The Palm Scribe

Studies show real benefits of RSPO certification for Companies

Dr. Sarah Lake addressing the panel on RT17 in Bangkok

BANGKOK- Two separate recent studies are showing that membership in the Roundtable on Sustainable Palm Oil (RSPO) and its sustainability certification carries actual benefits, including better environmental and financial performances

A three-year crowd-funded study on “Comparative life cycle assessment: RSPO-Certified vs Non-Certified,” initiated by 2.0 LCA Consultant revealed during the RT17, showed that the benefits for certified companies included lower Green Houses Gases emissions, better water management in peatland, higher productivity and extraction rates, better biogas capture and lower biodiversity impacts.

Another study, conducted by Climate Advisers top see whether there was a business case for palm oil sustainability, showed certified companies significantly outperformed non-certified ones, with better and rising premiums, and equity.

Jannick Schmidt, Chief Executive Officer of 2.0 LCA Consultant, said that the finding showed better productivity, including where oil palm is cultivated in peatland, and also better water management.

“We saw that Greenhouse Gas Emission was 36 percent lower for certified palm oil, quite a high difference. Secondly, looking at biodiversity impact, we saw there was a 20 percent lower impact for certified palm oil,” he said.

Sarah Lake, Managing Director of Supply Chains, Climate Advisers, told the RT17 that her organization looked into whether RSPO companies were performing better financially than their non-RSPO counterparts. She said the study looked at 90 companies, specifically at 18 RSPO large producer companies, over the 2012-2019 period.

“Our findings were remarkable and very encouraging. We found that the RSPO companies we looked at, outperformed the non-RSPO companies over 24 percent. Twenty-five percent better in terms of their equity returns in the seven-year period,” Lake said.

She said that the study showed a really distinct premium for these companies based on their RSPO membership, and the premium outperformed the average company by five percent and non-RSPO companies by around double that. There was also uptake in the premium, rising by 300 percent in seven years, and it continued to grow so that the RSPO companies receive higher equity returns.

The study also showed that RSPO certification brought greater attention to the behavior of members and therefore could lead to significant financial consequences when they face a problem in RSPO standard compliance. Discharge from RSPO also carried huge financial losses in dropping profits, revenues and share prices, as well as market value as a consequence of the greater public attention.

Lake said that RSPO companies are receiving more than 25 percent in premium increase compared to their peers who are non-members and added that “for these companies to continue to invest in sustainability we’d like this premium to be even larger.”
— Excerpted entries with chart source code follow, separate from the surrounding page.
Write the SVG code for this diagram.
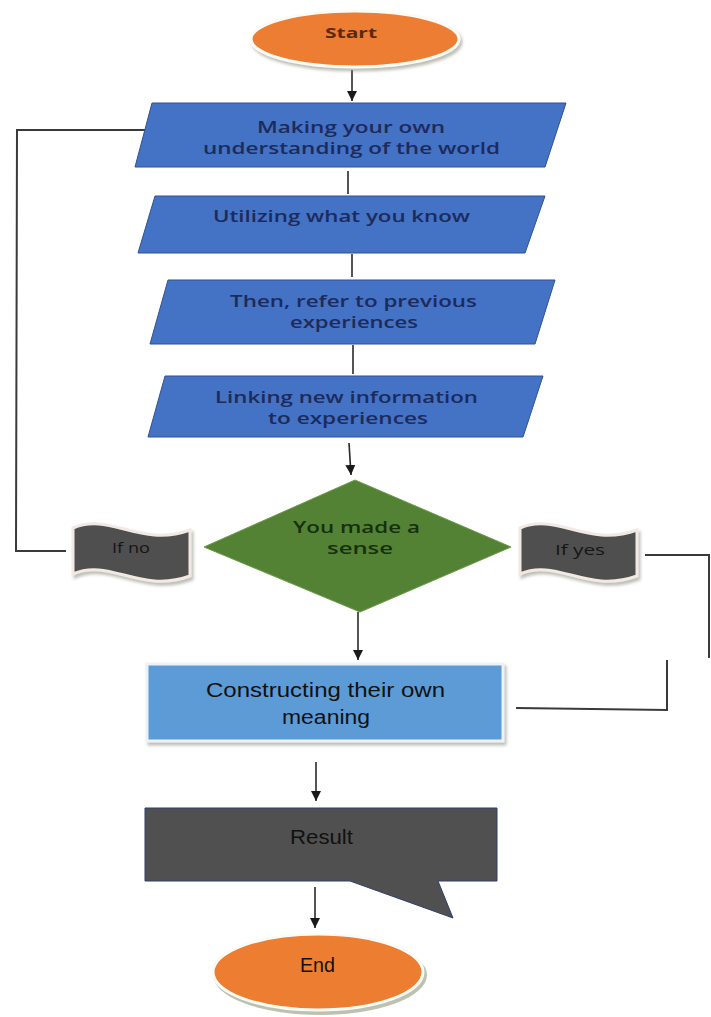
<svg xmlns="http://www.w3.org/2000/svg" width="711" height="1017" viewBox="0 0 711 1017">
  <defs>
    <marker id="arrow" markerUnits="userSpaceOnUse" markerWidth="10" markerHeight="10" refX="10" refY="5" orient="auto">
      <path d="M0,0 L10,5 L0,10 Z" fill="#1a1a1a"/>
    </marker>
    <filter id="soft" x="-10%" y="-10%" width="125%" height="130%">
      <feDropShadow dx="2" dy="3" stdDeviation="1.5" flood-color="#8a8a80" flood-opacity="0.55"/>
    </filter>
    <style>
      .para { fill: #4472c4; stroke: #2f528f; stroke-width: 1; }
      .para-text { font-family: "Open Sans", "Liberation Sans", sans-serif; font-weight: 600; font-size: 15.5px; fill: #1c2b5c; text-anchor: middle; }
      .term { fill: #ed7d31; stroke: #fbfbf6; stroke-width: 3; }
      .flag { fill: #505050; stroke: #f2e9e4; stroke-width: 3; }
      .flag-text { font-family: "Open Sans", "Liberation Sans", sans-serif; font-size: 14px; fill: #151515; text-anchor: middle; }
      .plain-text { font-family: "Liberation Sans", "Open Sans", sans-serif; font-size: 20px; fill: #111111; text-anchor: middle; }
      .link { fill: none; stroke: #2a2a2a; stroke-width: 1.6; }
      .loop { fill: none; stroke: #3a3a3a; stroke-width: 2; }
    </style>
  </defs>

  <rect x="0" y="0" width="711" height="1017" fill="#ffffff"/>

  <!-- connectors -->
  <g id="connectors">
    <line class="link" x1="352" y1="70" x2="352" y2="101" marker-end="url(#arrow)"/>
    <line class="link" x1="348" y1="171" x2="348" y2="194"/>
    <line class="link" x1="352" y1="254" x2="352" y2="277"/>
    <line class="link" x1="353" y1="345" x2="353" y2="374"/>
    <line class="link" x1="349" y1="443" x2="351" y2="475" marker-end="url(#arrow)"/>
    <line class="link" x1="358" y1="612" x2="358" y2="660" marker-end="url(#arrow)"/>
    <line class="link" x1="316" y1="762" x2="316" y2="801" marker-end="url(#arrow)"/>
    <line class="link" x1="315" y1="887" x2="315" y2="928" marker-end="url(#arrow)"/>
    <!-- "if no" loop back to the first step -->
    <polyline class="loop" points="66,551 16,551 17,130 148,130"/>
    <!-- "if yes" route to the meaning box -->
    <polyline class="loop" points="645,555 709,555 709,658"/>
    <polyline class="loop" points="667,660 667,710 516,708"/>
  </g>

  <!-- Start -->
  <g id="start">
    <ellipse class="term" cx="355" cy="39" rx="104" ry="28" filter="url(#soft)"/>
    <text x="351" y="38" textLength="52" lengthAdjust="spacingAndGlyphs" style="font-family:'Open Sans','Liberation Sans',sans-serif;font-weight:700;font-size:15px;fill:#5a2a10;text-anchor:middle">Start</text>
  </g>

  <!-- Step 1 -->
  <g id="step-making">
    <polygon class="para" points="152,103 566,103 545,167 135,167"/>
    <text class="para-text" x="351" y="133" textLength="188" lengthAdjust="spacingAndGlyphs">Making your own</text>
    <text class="para-text" x="351.5" y="154" textLength="297" lengthAdjust="spacingAndGlyphs">understanding of the world</text>
  </g>

  <!-- Step 2 -->
  <g id="step-utilizing">
    <polygon class="para" points="155,196 545,196 525,253 138,253"/>
    <text class="para-text" x="341.5" y="222" textLength="257" lengthAdjust="spacingAndGlyphs">Utilizing what you know</text>
  </g>

  <!-- Step 3 -->
  <g id="step-refer">
    <polygon class="para" points="168,280 555,280 535,344 150,344"/>
    <text class="para-text" x="353.5" y="307" textLength="247" lengthAdjust="spacingAndGlyphs">Then, refer to previous</text>
    <text class="para-text" x="354" y="328" textLength="128" lengthAdjust="spacingAndGlyphs">experiences</text>
  </g>

  <!-- Step 4 -->
  <g id="step-linking">
    <polygon class="para" points="165,376 543,376 523,437 148,437"/>
    <text class="para-text" x="346.5" y="403" textLength="263" lengthAdjust="spacingAndGlyphs">Linking new information</text>
    <text class="para-text" x="348" y="424" textLength="160" lengthAdjust="spacingAndGlyphs">to experiences</text>
  </g>

  <!-- Decision -->
  <g id="decision">
    <polygon points="355,480 511,547 360,612 204,547" fill="#548235" stroke="#6a9a48" stroke-width="1"/>
    <text x="356.5" y="533" textLength="127" lengthAdjust="spacingAndGlyphs" style="font-family:'Open Sans','Liberation Sans',sans-serif;font-weight:600;font-size:15.5px;fill:#17300c;text-anchor:middle">You made a</text>
    <text x="360" y="554" textLength="66" lengthAdjust="spacingAndGlyphs" style="font-family:'Open Sans','Liberation Sans',sans-serif;font-weight:600;font-size:15.5px;fill:#17300c;text-anchor:middle">sense</text>
  </g>

  <!-- If no -->
  <g id="if-no">
    <path class="flag" filter="url(#soft)" d="M73,528 C110,512 140,548 190,530 L190,576 C140,594 110,558 73,574 Z"/>
    <text class="flag-text" x="131" y="553" textLength="38" lengthAdjust="spacingAndGlyphs">If no</text>
  </g>

  <!-- If yes -->
  <g id="if-yes">
    <path class="flag" filter="url(#soft)" d="M520,528 C557,512 587,548 637,530 L637,576 C587,594 557,558 520,574 Z"/>
    <text class="flag-text" x="580" y="555" textLength="50" lengthAdjust="spacingAndGlyphs">If yes</text>
  </g>

  <!-- Constructing meaning -->
  <g id="constructing">
    <rect x="147" y="664" width="356" height="77" fill="#5b9bd5" stroke="#eef2f8" stroke-width="3" filter="url(#soft)"/>
    <text class="plain-text" x="325.5" y="697" textLength="239" lengthAdjust="spacingAndGlyphs">Constructing their own</text>
    <text class="plain-text" x="326" y="724" textLength="88" lengthAdjust="spacingAndGlyphs">meaning</text>
  </g>

  <!-- Result callout -->
  <g id="result">
    <path d="M145,808 L497,808 L497,881 L438,881 L453,918 L350,881 L145,881 Z" fill="#505050" stroke="#2f3f6f" stroke-width="1"/>
    <text class="plain-text" x="321.5" y="844" textLength="63" lengthAdjust="spacingAndGlyphs">Result</text>
  </g>

  <!-- End -->
  <g id="end">
    <ellipse cx="320" cy="975" rx="107" ry="40" fill="#8f9a7e" opacity="0.6"/>
    <ellipse class="term" cx="318" cy="972" rx="105" ry="38"/>
    <text class="plain-text" x="317.5" y="972" textLength="35" lengthAdjust="spacingAndGlyphs">End</text>
  </g>
</svg>
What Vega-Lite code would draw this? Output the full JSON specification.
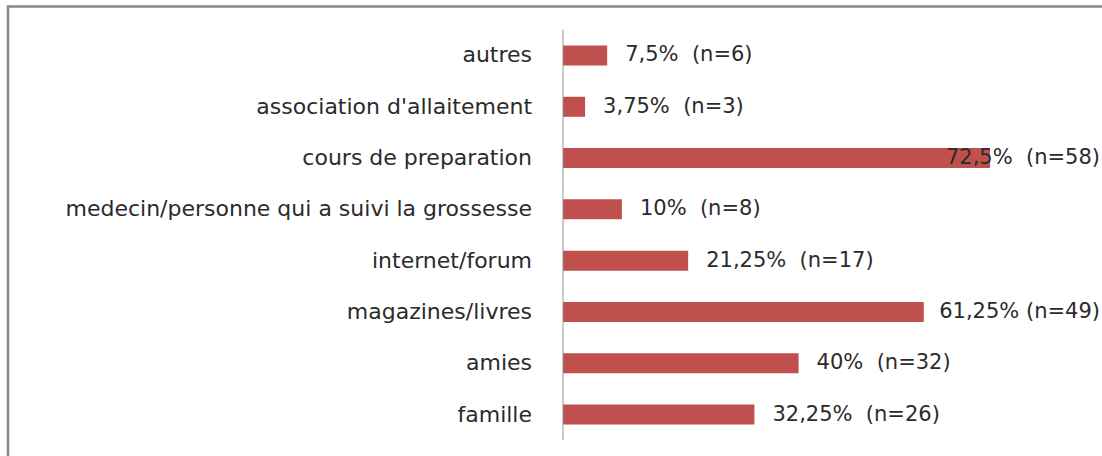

Schmidt said that the conclusion that could be made from the results of his organization’s study was that “Now, the impact of certification can be measured,”, adding that now RSPO can set measurable targets for reduction in Green House Gas emissions and biodiversity impacts.

He also said that companies can now include the benefits of committing to certified oil in their environmental accounts.

A separate study, focusing on whether palm oil certification led to improved wellbeing for the local population produced by the Durrell Institute of Conservation and Ecology of the University of Kent, showed that it would very much depend on the initial baseline conditions.

Matthew Struebig from the institute said that the study showed that oil palm certification led to better wellbeing in Sumatra and Kalimantan, but less so in the latter region.

“Mainly this is because, in Kalimantan, these are coastal peatland, and also areas where subsistence-based livelihoods dominated before plantations were established,” Struebig said.

He said that the study also looked into Papua, the last frontier for palm oil cultivation, but said that although it was still too early to come to a conclusion there, palm oil plantations were likely to follow the positive outcome in Sumatra in the short term.

“In conclusion, there is indeed a business case not only in theory but also in practice. The RSPO membership simply helps companies financially perform,” Lake said.